▶ [What you will do] Leave out the pictures and transcribe everything else exactly.

▶ [Data lines]

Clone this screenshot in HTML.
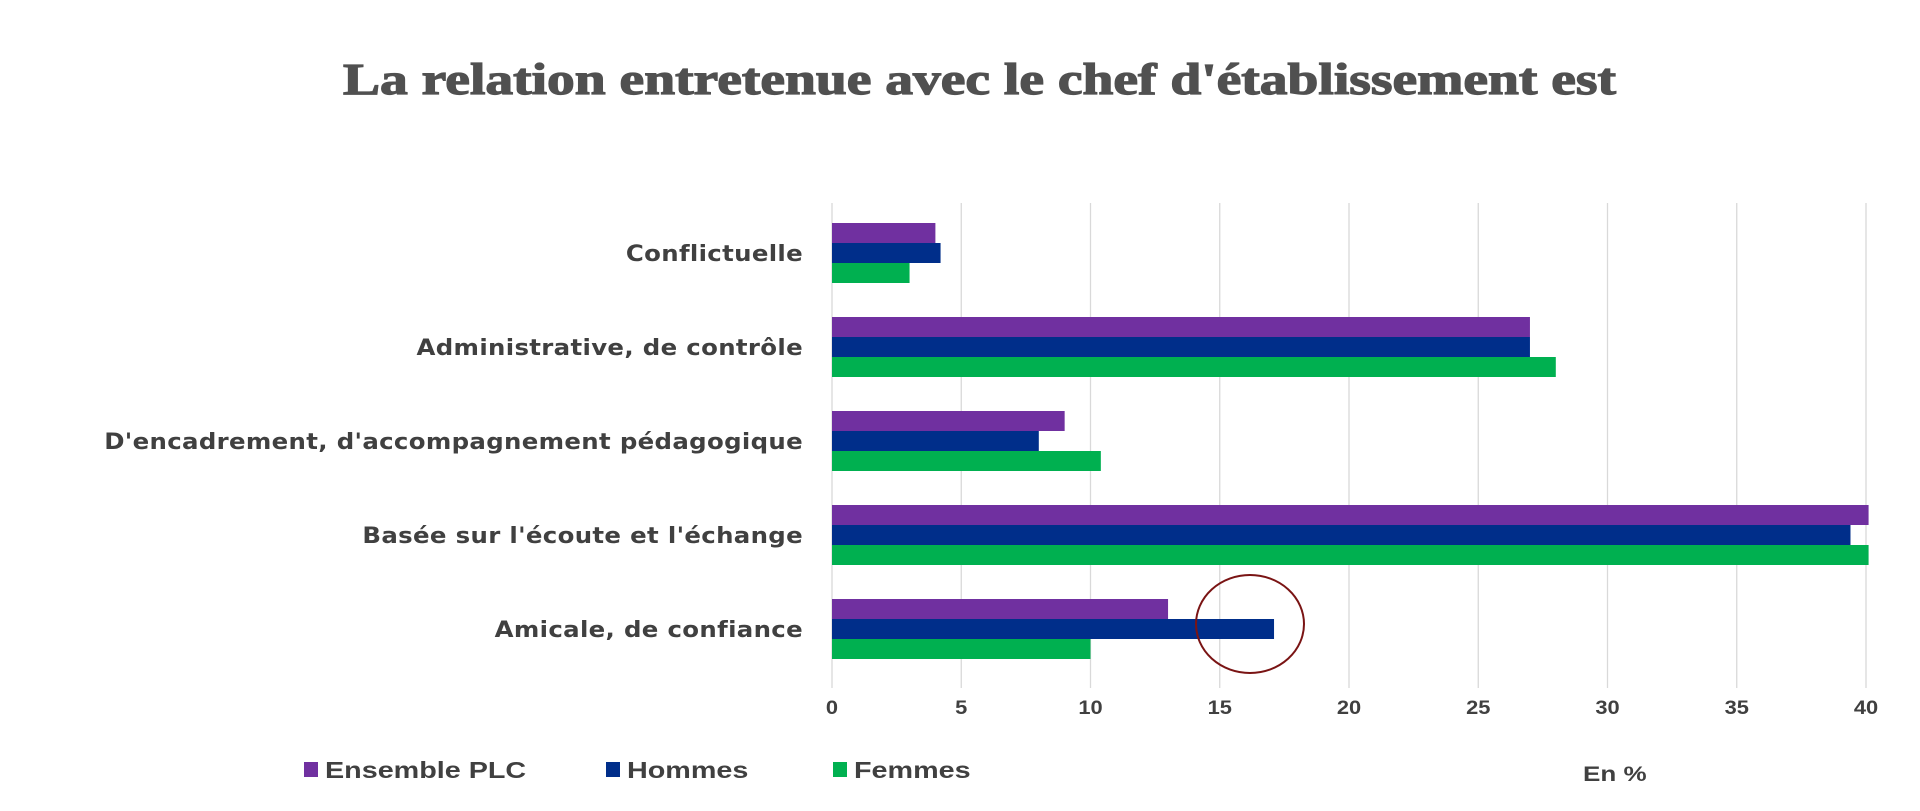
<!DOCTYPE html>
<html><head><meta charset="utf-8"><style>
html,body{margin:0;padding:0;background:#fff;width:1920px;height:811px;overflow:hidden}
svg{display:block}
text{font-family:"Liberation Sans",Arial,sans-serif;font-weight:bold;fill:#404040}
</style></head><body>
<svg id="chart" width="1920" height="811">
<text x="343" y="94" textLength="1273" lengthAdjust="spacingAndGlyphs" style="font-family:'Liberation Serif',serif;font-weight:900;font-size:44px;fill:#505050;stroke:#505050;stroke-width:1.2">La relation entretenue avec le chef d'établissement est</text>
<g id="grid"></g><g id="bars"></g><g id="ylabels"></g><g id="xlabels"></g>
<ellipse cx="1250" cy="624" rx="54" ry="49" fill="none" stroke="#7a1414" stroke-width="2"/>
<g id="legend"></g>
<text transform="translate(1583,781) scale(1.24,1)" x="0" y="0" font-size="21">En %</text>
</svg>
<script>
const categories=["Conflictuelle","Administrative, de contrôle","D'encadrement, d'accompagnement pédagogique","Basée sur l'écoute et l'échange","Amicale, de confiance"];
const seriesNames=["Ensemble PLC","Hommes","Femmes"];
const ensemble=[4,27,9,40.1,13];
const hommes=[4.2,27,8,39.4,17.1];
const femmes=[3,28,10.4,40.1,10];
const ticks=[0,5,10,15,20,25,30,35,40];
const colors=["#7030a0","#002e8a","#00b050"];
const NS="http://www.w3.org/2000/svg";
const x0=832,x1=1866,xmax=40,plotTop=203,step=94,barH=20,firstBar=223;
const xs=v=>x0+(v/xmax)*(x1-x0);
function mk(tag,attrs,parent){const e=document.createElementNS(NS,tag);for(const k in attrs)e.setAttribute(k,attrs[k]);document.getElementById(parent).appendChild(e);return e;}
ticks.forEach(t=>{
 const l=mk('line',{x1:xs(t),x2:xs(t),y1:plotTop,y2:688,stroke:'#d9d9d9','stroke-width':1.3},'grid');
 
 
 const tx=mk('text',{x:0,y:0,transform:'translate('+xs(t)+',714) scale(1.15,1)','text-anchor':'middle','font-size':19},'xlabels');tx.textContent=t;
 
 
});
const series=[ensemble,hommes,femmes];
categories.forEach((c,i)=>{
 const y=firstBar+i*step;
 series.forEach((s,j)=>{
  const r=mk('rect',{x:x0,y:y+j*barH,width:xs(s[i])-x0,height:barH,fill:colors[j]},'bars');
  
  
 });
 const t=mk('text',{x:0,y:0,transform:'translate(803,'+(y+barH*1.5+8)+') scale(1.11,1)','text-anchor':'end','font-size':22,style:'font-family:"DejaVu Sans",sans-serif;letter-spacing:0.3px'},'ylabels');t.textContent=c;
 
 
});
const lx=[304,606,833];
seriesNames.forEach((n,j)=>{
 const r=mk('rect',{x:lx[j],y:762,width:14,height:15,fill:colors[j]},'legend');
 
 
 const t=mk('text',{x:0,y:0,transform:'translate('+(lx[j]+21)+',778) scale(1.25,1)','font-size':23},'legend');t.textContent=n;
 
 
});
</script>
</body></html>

▶ [Finished exercise]
Clone this screenshot in HTML.
<!DOCTYPE html>
<html><head><meta charset="utf-8"><style>
html,body{margin:0;padding:0;background:#fff;width:1920px;height:811px;overflow:hidden}
svg{display:block}
text{font-family:"Liberation Sans",Arial,sans-serif;font-weight:bold;fill:#404040}
</style></head><body>
<svg id="chart" width="1920" height="811">
<text x="343" y="94" textLength="1273" lengthAdjust="spacingAndGlyphs" style="font-family:'Liberation Serif',serif;font-weight:900;font-size:44px;fill:#505050;stroke:#505050;stroke-width:1.2">La relation entretenue avec le chef d'établissement est</text>
<g id="grid"></g><g id="bars"></g><g id="ylabels"></g><g id="xlabels"></g>
<ellipse cx="1250" cy="624" rx="54" ry="49" fill="none" stroke="#7a1414" stroke-width="2"/>
<g id="legend"></g>
<text transform="translate(1583,781) scale(1.24,1)" x="0" y="0" font-size="21">En %</text>
</svg>
<script>
const categories=["Conflictuelle","Administrative, de contrôle","D'encadrement, d'accompagnement pédagogique","Basée sur l'écoute et l'échange","Amicale, de confiance"];
const seriesNames=["Ensemble PLC","Hommes","Femmes"];
const ensemble=[4,27,9,40.1,13];
const hommes=[4.2,27,8,39.4,17.1];
const femmes=[3,28,10.4,40.1,10];
const ticks=[0,5,10,15,20,25,30,35,40];
const colors=["#7030a0","#002e8a","#00b050"];
const NS="http://www.w3.org/2000/svg";
const x0=832,x1=1866,xmax=40,plotTop=203,step=94,barH=20,firstBar=223;
const xs=v=>x0+(v/xmax)*(x1-x0);
function mk(tag,attrs,parent){const e=document.createElementNS(NS,tag);for(const k in attrs)e.setAttribute(k,attrs[k]);document.getElementById(parent).appendChild(e);return e;}
ticks.forEach(t=>{
 const l=mk('line',{x1:xs(t),x2:xs(t),y1:plotTop,y2:688,stroke:'#d9d9d9','stroke-width':1.3},'grid');
 
 
 const tx=mk('text',{x:0,y:0,transform:'translate('+xs(t)+',714) scale(1.15,1)','text-anchor':'middle','font-size':19},'xlabels');tx.textContent=t;
 
 
});
const series=[ensemble,hommes,femmes];
categories.forEach((c,i)=>{
 const y=firstBar+i*step;
 series.forEach((s,j)=>{
  const r=mk('rect',{x:x0,y:y+j*barH,width:xs(s[i])-x0,height:barH,fill:colors[j]},'bars');
  
  
 });
 const t=mk('text',{x:0,y:0,transform:'translate(803,'+(y+barH*1.5+8)+') scale(1.11,1)','text-anchor':'end','font-size':22,style:'font-family:"DejaVu Sans",sans-serif;letter-spacing:0.3px'},'ylabels');t.textContent=c;
 
 
});
const lx=[304,606,833];
seriesNames.forEach((n,j)=>{
 const r=mk('rect',{x:lx[j],y:762,width:14,height:15,fill:colors[j]},'legend');
 
 
 const t=mk('text',{x:0,y:0,transform:'translate('+(lx[j]+21)+',778) scale(1.25,1)','font-size':23},'legend');t.textContent=n;
 
 
});
</script>
</body></html>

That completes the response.